Now before you go assuming I actually did wax my own eyebrows, let me reassure you that I know better. Maybe six or seven years ago I might have attempted that, but I think we all know that back then, I was predisposed to repeated episodes of, how do I put this . . . domestic disasters? Yes, that's as good a description as any. We'll just leave it at that. Besides, I can give you a pretty good idea of what would happen if I'd waxed my own eyebrows:
(you might want to make sure no small children are in the immediate vicinity when you scroll down)
Not only have I been busy buying lots of shit online that has the potential for not only blog fodder, but a possible phone call to 911 (don't ask . . . besides, I've already cleaned the mess up. Now I know why my parents never ever bought me a volcano kit when I was a kid) I've been busy doing lots of other interesting things, like going back home to Maine for a long weekend. This was back right after the last big Snowmageddon hit Boston and other parts of New England, including Maine. We stopped just outside of Marlboro, MA for dinner on the way north and I think, in the three years since I've lived full-time in Maine, I had completely forgotten what massive mountains of plowed snow looked like. Eastern Massachusetts was still digging out, and despite the roads being dry and clear, once we were off of the highway and on surface streets, it was harder than hell navigating our way around the literal mountains of snow. The weird thing was that while the mountains of snow were still there, we had assumed there would still be prime sledding acreage back in Maine (where we usually hang out when we go back home to visit got about 2 1/2 - 3 feet of snow during that last big storm), however, there was not! A lot of it had already melted off. That's Mother Nature and her whiplash weather for ya!

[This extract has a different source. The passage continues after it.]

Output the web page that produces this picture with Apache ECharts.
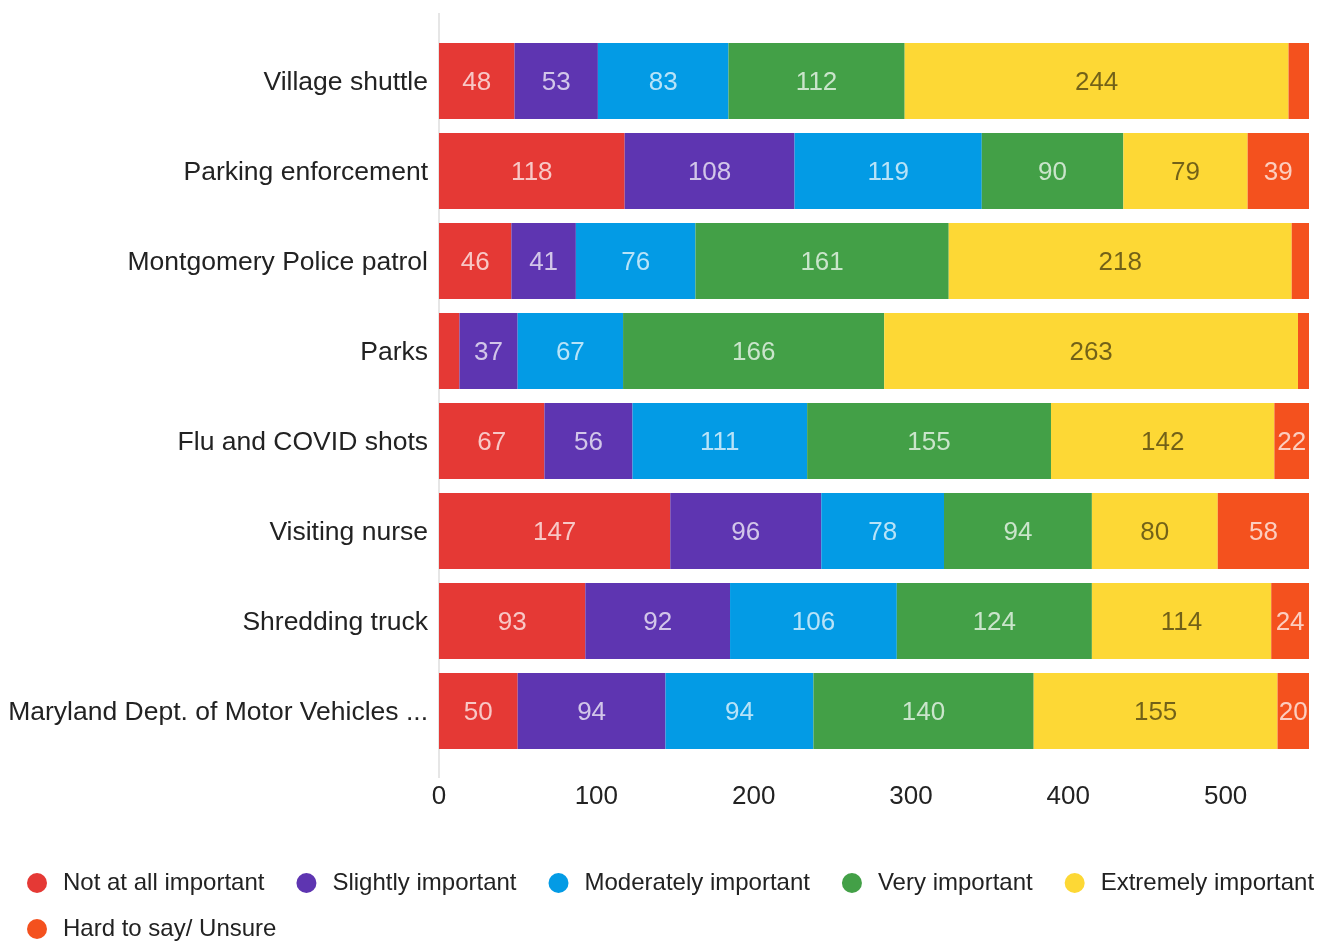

Instead of sledding and finding other fun ways to end up in the ER, we spent time with friends (where I discovered just how much coffee is too much coffee. I will never drink the stuff again!), and then sat around taking asinine photos of ourselves. No seriously, we did.
Gareth's family back in the UK is forever asking us to take a decent photo of all of us together, and send it to them. Well, we tried, but I didn't bother to take my tripod with us on this last trip, or the remotes for any of my cameras. So I grabbed the point and shoot (have you ever tried to take a "selfie" with a mother-effing huge DSLR? Yeah, it can be a real pain in the ass) and snapped off a few shots.
After taking about twenty a few shots, and nearing the point where I wanted to say the hell with it, I finally managed to get one decent capture of the three of us. Barely decent, but it will have to do!
Gareth however managed to get a really nice shot of Gaby and me, which I love!
We pretty much did nothing during our mini-trip back home, except relax, watch the insane surfers plunge into the frigid surf out on Higgins Beach - covered head to toe in thick neoprene, but they still had to be freezing. Anything to hang ten I guess. We drove by the house. There's a "For Sale" sign on it. I didn't cry. Much.
Other than that I've been writing like a fiend, but not for the blog. I'll have to remedy that, seeing as how I'm giving away $300 this month, either in the form of a VISA gift card, a new larger Kindle Fire HD, $300 credit to the Apple Store, or $300 deposited to the PayPal account of the lucky winner. Winner gets to choose what form they'd like to receive it. I still haven't decided when I'm kicking it off, I just know it's sometime this month.
Oh, I did find out there is in fact an article of Gaby's clothing I fit into. Really, I did!
I'm thinking of getting one of those hats for myself. Maybe two. I think I'd totally rock one of these!